### Written instruction
Check each line of the material below for "with", then copy the ones that contain it.

### Dataset rows
============================================================

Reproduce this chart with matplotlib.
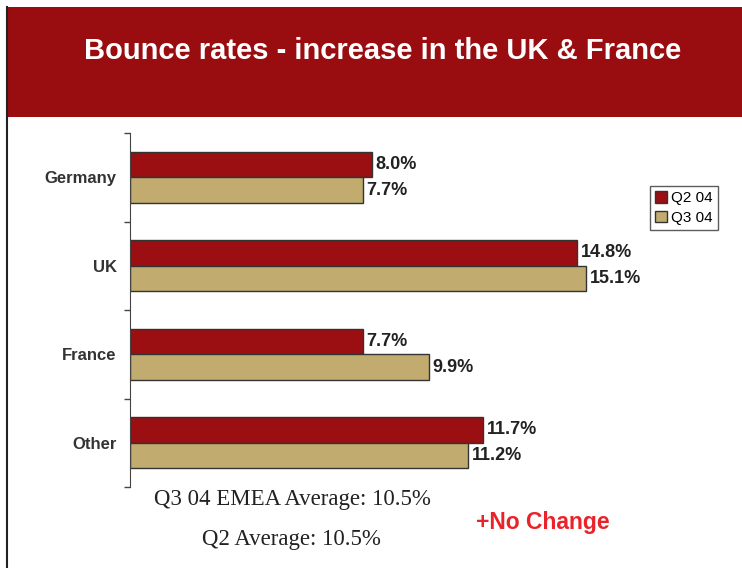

============================================================

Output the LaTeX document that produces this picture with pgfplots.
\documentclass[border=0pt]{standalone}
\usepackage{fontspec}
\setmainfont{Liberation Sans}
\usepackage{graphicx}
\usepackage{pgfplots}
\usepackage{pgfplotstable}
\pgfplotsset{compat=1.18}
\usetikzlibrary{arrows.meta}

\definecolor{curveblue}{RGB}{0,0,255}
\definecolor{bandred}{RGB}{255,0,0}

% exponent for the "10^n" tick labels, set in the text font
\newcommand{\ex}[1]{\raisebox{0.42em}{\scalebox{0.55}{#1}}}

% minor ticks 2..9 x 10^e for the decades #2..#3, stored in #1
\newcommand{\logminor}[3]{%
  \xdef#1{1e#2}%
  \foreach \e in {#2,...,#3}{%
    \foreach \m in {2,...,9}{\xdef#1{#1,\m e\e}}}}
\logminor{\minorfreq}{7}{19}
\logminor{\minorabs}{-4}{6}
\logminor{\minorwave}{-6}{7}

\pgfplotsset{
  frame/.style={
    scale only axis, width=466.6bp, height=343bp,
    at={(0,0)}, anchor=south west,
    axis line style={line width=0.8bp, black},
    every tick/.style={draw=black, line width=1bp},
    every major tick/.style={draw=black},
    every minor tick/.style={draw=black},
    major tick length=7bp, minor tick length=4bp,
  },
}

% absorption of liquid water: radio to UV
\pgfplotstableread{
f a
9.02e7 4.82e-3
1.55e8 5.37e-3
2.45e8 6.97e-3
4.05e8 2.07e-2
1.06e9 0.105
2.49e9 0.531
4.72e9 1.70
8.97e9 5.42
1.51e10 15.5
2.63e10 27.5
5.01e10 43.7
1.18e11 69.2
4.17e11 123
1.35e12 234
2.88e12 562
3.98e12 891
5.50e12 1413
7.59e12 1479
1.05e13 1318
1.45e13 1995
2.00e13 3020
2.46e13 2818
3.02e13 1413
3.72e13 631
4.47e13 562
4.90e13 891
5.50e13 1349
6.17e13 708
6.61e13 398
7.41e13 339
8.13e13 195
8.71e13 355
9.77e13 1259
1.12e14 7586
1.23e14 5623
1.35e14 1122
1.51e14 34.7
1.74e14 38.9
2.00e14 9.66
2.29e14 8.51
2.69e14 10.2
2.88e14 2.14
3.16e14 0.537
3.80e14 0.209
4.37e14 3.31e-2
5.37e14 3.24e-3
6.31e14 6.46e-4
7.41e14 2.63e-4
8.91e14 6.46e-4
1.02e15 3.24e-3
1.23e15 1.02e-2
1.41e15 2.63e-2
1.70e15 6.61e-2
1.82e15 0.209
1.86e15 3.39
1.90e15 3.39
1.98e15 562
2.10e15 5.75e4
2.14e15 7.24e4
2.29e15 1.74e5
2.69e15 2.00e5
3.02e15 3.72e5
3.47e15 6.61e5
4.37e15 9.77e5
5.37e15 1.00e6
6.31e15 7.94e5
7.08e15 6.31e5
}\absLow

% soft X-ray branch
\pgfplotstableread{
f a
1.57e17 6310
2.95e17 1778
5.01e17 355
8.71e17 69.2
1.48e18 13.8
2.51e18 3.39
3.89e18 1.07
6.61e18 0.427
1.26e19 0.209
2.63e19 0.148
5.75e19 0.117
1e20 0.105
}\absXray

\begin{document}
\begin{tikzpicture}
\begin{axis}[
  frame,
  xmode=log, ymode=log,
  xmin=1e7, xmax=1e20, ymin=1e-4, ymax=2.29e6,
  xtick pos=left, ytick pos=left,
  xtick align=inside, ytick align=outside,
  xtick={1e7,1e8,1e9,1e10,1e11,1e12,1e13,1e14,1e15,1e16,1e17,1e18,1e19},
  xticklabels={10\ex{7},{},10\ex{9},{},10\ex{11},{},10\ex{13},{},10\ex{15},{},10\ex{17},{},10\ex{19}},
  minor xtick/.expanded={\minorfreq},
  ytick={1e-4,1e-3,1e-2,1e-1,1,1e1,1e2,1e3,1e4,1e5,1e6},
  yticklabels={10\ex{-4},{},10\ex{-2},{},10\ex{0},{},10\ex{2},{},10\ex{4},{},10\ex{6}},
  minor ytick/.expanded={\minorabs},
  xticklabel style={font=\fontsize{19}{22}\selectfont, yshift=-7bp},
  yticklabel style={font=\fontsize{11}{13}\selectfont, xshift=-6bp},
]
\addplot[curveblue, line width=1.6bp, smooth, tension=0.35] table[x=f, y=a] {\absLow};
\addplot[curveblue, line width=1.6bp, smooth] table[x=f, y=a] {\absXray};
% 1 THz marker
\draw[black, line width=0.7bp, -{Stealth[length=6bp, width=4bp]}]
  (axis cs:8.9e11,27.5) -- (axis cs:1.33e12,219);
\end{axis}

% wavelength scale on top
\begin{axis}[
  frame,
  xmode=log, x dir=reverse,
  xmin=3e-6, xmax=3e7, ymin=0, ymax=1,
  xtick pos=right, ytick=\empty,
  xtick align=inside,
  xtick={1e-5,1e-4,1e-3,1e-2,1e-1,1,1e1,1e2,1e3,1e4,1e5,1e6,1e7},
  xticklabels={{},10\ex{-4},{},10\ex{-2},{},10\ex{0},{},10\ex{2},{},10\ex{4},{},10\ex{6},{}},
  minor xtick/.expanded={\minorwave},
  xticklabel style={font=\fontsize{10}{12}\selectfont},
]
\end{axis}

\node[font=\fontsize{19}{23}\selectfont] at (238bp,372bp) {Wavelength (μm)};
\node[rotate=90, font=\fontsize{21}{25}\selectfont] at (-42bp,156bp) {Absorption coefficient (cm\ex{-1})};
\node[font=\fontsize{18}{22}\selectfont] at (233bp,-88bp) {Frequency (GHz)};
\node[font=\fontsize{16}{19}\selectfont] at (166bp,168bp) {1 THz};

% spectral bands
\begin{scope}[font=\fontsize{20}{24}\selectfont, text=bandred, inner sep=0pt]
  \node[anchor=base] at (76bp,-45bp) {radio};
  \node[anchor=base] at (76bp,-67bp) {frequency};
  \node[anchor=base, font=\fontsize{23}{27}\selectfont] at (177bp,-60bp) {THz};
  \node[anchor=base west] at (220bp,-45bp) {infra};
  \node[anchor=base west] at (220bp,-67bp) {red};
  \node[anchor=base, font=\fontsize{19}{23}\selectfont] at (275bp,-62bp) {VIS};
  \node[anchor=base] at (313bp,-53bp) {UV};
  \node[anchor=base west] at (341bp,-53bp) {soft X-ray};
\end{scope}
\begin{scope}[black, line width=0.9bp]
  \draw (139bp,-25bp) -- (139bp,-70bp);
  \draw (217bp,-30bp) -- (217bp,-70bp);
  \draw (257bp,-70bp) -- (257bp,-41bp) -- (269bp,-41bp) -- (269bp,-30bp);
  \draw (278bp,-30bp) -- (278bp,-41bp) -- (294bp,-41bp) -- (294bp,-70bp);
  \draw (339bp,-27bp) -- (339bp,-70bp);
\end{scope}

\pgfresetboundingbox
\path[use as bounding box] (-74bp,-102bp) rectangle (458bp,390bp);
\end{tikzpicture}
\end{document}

============================================================

### Problem solution
Reproduce this chart with matplotlib.
Output the LaTeX document that produces this picture with pgfplots.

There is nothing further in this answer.